Social media mirror and magnify teen friendship practices. Positive interactions are enhanced through social media while negative interactions are also intensified. Teens who are growing older together with social media are co-constructing new sets of social norms together with their peers and the efforts of technology developers. The dynamics of social reciprocity and negotiations over popularity and status are all being supported by participation in publics of the networked variety as formative influences in teen life. While we see no indication that social media are changing the fundamental nature of these friendship practices, we do see differences in the intensity of engagement among peers, and conversely, in the relative alienation of parents and teachers from these social worlds.
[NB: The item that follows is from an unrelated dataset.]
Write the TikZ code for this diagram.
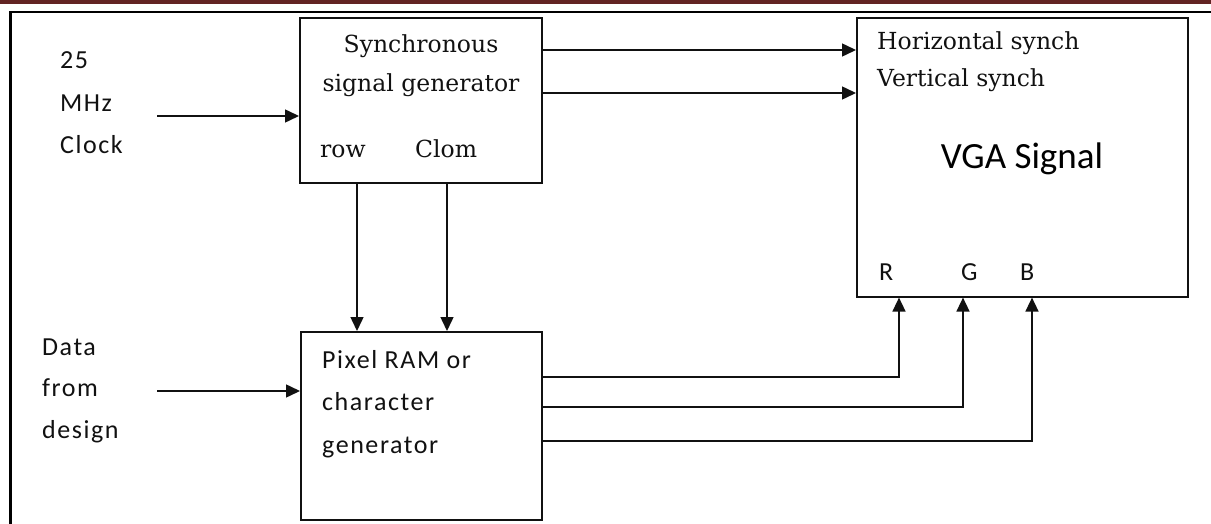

Youth continue to experience their teenage years as a time to immerse themselves in these peer-based status negotiations and to develop their social and cultural identities in ways that are independent from their parents, and they are aided now in these practices by a new suite of communication tools.

Notes

[1] http://headrush.typepad.com/creating_passionate_users/2006/03/ultrafast_relea.html

[2] boyd and Ellison (2007) provide an overview of social network sites and their history.

[3] We use the term “social media” to refer to the set of new media that enable social interaction between participants, often through the sharing of media. Although all media are in some ways social, the term “social media” came into common usage in 2005 as a term referencing a central component of what is frequently called Web 2.0 (O’Reilly 2005 at http://www.oreillynet.com/pub/a/oreilly/tim/news/2005/09/30/what-is-web-20.html) or the social web. All these terms refer to the layering of social interaction and online content. Popular genres of social media include: instant messaging, blogs, social network sites, and video/photo-sharing sites.

[4] To distinguish between connections displayed on social network sites and everyday relations (boyd 2006), we capitalize Friend when referring to the social network site feature.

[5] AOL’s IM client (AIM), popular among U.S. teens, does not require this.

[6] There is also a significant amount of drama between significant others that plays out using social media. This will be discussed in more detail in the Intimacy chapter.